Rare
I was having lunch with a coaching client recently. He said he had taken a recent post on tendency, sent it to several of his friends and had them answer the questions about what kind of tendencies they saw in him.
He didn’t like everything he heard. He wanted to dismiss or reject what they had to say, but he looked for the common denominators. Identified a few areas. And has gone to work on changing them.
Wait. What!?!
Who does that?
Everyone is trying to climb the mountain. We are all looking to get higher, achieve, and get to whatever we define “more” to be. On the way to the summit, however, very few of us divert off onto the less worn paths. The paths that lead into the clouds with unknown destinations. Very few leave the “what everyone is doing” to find the “what we most need to do”.
Very few look past getting the “more” and “better” to work on becoming the “more” and “better”
Very few realize that the path to the abundant life requires having the temerity of spirit to ask others to identify the things that we cannot see, embrace what we hear, and then go to work on restoring the things that aren’t as they should be. That takes humility, courage, and sincerity. (Things that would have made my journey much easier if they hadn’t been in such short supply during most of my life.)
He asked. He heard. He is changing.
Wait. What!?!
Who does that?
I had to break rank and leave established protocol of a business lunch with a client. I needed a fist pump. I needed him to know what incredibly rare air he was breathing.

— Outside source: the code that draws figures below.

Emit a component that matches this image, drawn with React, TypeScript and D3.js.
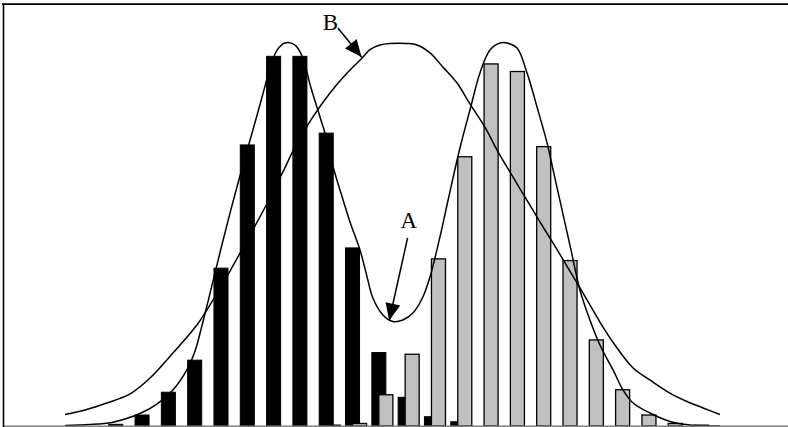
import React from 'react';
import * as d3 from 'd3';

// two class histograms (black / gray) with fitted densities A (mixture) and B (single)
const categories = [
  0, 1, 2, 3, 4, 5, 6, 7, 8, 9, 10, 11, 12, 13, 14,
  15, 16, 17, 18, 19, 20, 21, 22, 23, 24, 25, 26, 27, 28, 29,
];

const blackValues = [
  0, 0, 0, 0, 0.1, 0.65, 2.0, 3.9, 9.35, 16.65, 21.9, 21.9, 17.35, 10.55, 4.35,
  1.7, 0.55, 0.25, 0, 0, 0, 0, 0, 0, 0, 0, 0, 0, 0, 0,
];

const grayValues = [
  0, 0, 0, 0, 0, 0, 0, 0, 0, 0, 0, 0, 0.05, 0.15, 1.85,
  4.25, 9.9, 15.95, 21.45, 21.0, 16.55, 9.8, 5.1, 2.15, 0.65, 0.15, 0.05, 0, 0, 0,
];

// curve A: narrow, two humps
const curveAX = [
  1.94, 2.89, 3.72, 4.22, 4.79, 5.43, 6.04, 6.57, 6.88, 7.14, 7.37, 7.9, 8.29, 8.67, 9.08,
  9.46, 9.73, 10.0, 10.3, 10.68, 10.95, 11.29, 11.63, 11.9, 12.12, 12.39, 12.77, 13.15, 13.42, 13.64,
  14.02, 14.4, 14.78, 15.16, 15.54, 15.81, 16.19, 16.5, 16.95, 17.33, 17.71, 18.09, 18.47, 18.74, 19.12,
  19.5, 19.88, 20.26, 20.49, 20.83, 21.17, 21.51, 21.89, 22.27, 22.77, 23.15, 23.53, 24.17, 24.93, 25.69,
  26.83,
];
const curveAY = [
  0.03, 0.09, 0.21, 0.41, 0.74, 1.3, 2.13, 3.32, 4.44, 5.92, 7.35, 10.72, 13.09, 15.28, 17.54,
  19.67, 21.21, 22.27, 22.69, 22.57, 21.92, 20.02, 18.31, 16.94, 15.4, 13.98, 12.09, 10.43, 8.83, 7.58,
  6.58, 6.19, 6.28, 6.69, 7.64, 8.83, 11.2, 13.39, 16.47, 18.72, 20.91, 22.27, 22.69, 22.69, 22.39,
  20.91, 18.9, 16.77, 15.17, 12.8, 10.43, 8.06, 6.28, 4.8, 3.32, 2.13, 1.36, 0.77, 0.27, 0.06,
  0,
];

// curve B: broad, one hump
const curveBX = [
  1.94, 2.7, 3.53, 4.41, 5.17, 6.04, 6.95, 7.56, 8.21, 8.97, 9.65, 10.22, 10.76, 11.36, 12.01,
  12.66, 13.23, 13.53, 13.91, 14.29, 14.94, 15.32, 15.81, 16.3, 16.84, 17.33, 17.9, 18.36, 18.85, 19.42,
  19.99, 20.56, 21.13, 21.74, 22.27, 22.84, 23.53, 24.17, 24.93, 25.58, 26.19, 26.83,
];
const curveBY = [
  0.68, 0.95, 1.36, 1.9, 2.84, 4.32, 5.98, 7.46, 9.18, 11.32, 13.27, 15.05, 16.77, 18.31, 19.73,
  20.91, 21.8, 22.3, 22.57, 22.66, 22.66, 22.57, 22.1, 21.27, 20.32, 19.08, 17.71, 16.35, 15.05, 13.57,
  12.09, 10.66, 9.18, 7.58, 6.16, 4.8, 3.44, 2.73, 1.95, 1.45, 1.07, 0.68,
];

// labels with arrows: [label x, label y, tail x, tail y, tip x, tip y]
const annotationNames = ['A', 'B'];
const annotationPos = [
  [15.01, 11.73, 14.96, 11.14, 14.26, 6.25],
  [12.03, 23.46, 12.31, 23.58, 13.21, 21.86],
];

const W = 788;
const H = 427;
const left = 3.5;
const bottom = 426;
const top = 4;

const x = d3.scaleBand<number>().domain(categories).range([left, 787.5]).paddingInner(0.2);
const bw = x.bandwidth();
const barW = (bw * 2) / 3;
const xc = d3
  .scaleLinear()
  .domain([0, categories.length - 1])
  .range([x(0)! + bw / 2, x(categories.length - 1)! + bw / 2]);
const y = d3.scaleLinear().domain([0, 25]).range([bottom, top]);

const line = d3
  .line<[number, number]>()
  .x((d) => xc(d[0]))
  .y((d) => y(d[1]))
  .curve(d3.curveCatmullRom.alpha(0.5));

function arrowHead(x1: number, y1: number, x2: number, y2: number, len: number, half: number) {
  const a = Math.atan2(y2 - y1, x2 - x1);
  const bx = x2 - len * Math.cos(a);
  const by = y2 - len * Math.sin(a);
  const px = -Math.sin(a) * half;
  const py = Math.cos(a) * half;
  return `M${x2},${y2}L${bx + px},${by + py}L${bx - px},${by - py}Z`;
}

export default function App() {
  const ptsA = curveAX.map((v, i) => [v, curveAY[i]] as [number, number]);
  const ptsB = curveBX.map((v, i) => [v, curveBY[i]] as [number, number]);

  return (
    <svg
      width={W}
      height={H}
      style={{ position: 'absolute', left: 0, top: 0, background: '#fff' }}
      fontFamily="'Liberation Serif', 'Times New Roman', serif"
    >
      {/* black series */}
      {categories.map((c, i) =>
        blackValues[i] > 0 ? (
          <rect
            key={'b' + c}
            x={x(c)!}
            y={y(blackValues[i])}
            width={barW}
            height={bottom - y(blackValues[i])}
            fill="#000"
            stroke="#000"
            strokeWidth={1}
          />
        ) : null
      )}
      {/* gray series, drawn over the black with 50% overlap */}
      {categories.map((c, i) =>
        grayValues[i] > 0 ? (
          <rect
            key={'g' + c}
            x={x(c)! + bw / 3}
            y={y(grayValues[i])}
            width={barW}
            height={bottom - y(grayValues[i])}
            fill="#c0c0c0"
            stroke="#000"
            strokeWidth={1.3}
          />
        ) : null
      )}

      <path d={line(ptsA) || ''} fill="none" stroke="#000" strokeWidth={1.5} />
      <path d={line(ptsB) || ''} fill="none" stroke="#000" strokeWidth={1.5} />

      {annotationNames.map((n, i) => {
        const [lx, ly, tx, ty, hx, hy] = annotationPos[i];
        const x1 = xc(tx);
        const y1 = y(ty);
        const x2 = xc(hx);
        const y2 = y(hy);
        return (
          <g key={n}>
            <text x={xc(lx)} y={y(ly)} textAnchor="middle" fontSize={23} fill="#000">
              {n}
            </text>
            <line x1={x1} y1={y1} x2={x2} y2={y2} stroke="#000" strokeWidth={1.5} />
            <path d={arrowHead(x1, y1, x2, y2, 17, 7.5)} fill="#000" />
          </g>
        );
      })}

      {/* frame and category axis */}
      <line x1={3} y1={bottom + 0.3} x2={W} y2={bottom + 0.3} stroke="#808080" strokeWidth={1.5} />
      <line x1={2} y1={4.2} x2={W} y2={4.2} stroke="#000" strokeWidth={1.7} />
      <line x1={3.5} y1={3.4} x2={3.5} y2={bottom + 1} stroke="#000" strokeWidth={1.6} />
    </svg>
  );
}
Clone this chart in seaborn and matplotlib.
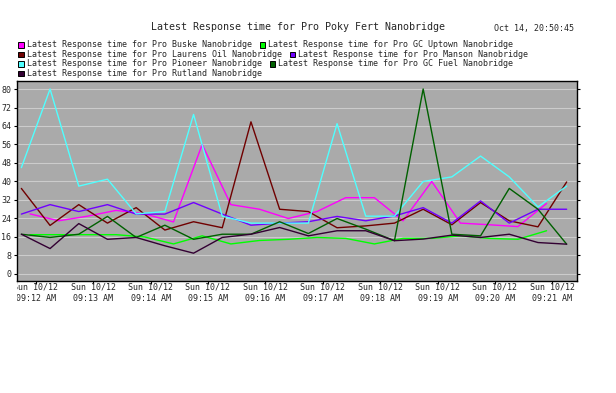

I wanted him to know how proud I was of him and how extraordinary him going on this journey would be for himself and many others around him.
I was humbled and honored to hear was he was saying.
I am challenged to take a similar journey.
- Have you recently asked anyone what they found challenging about you?
- Have you ever really listened to what they had to say?
- Have you taken that rare journey of trying to work on the things that other’s have identified that you need to change?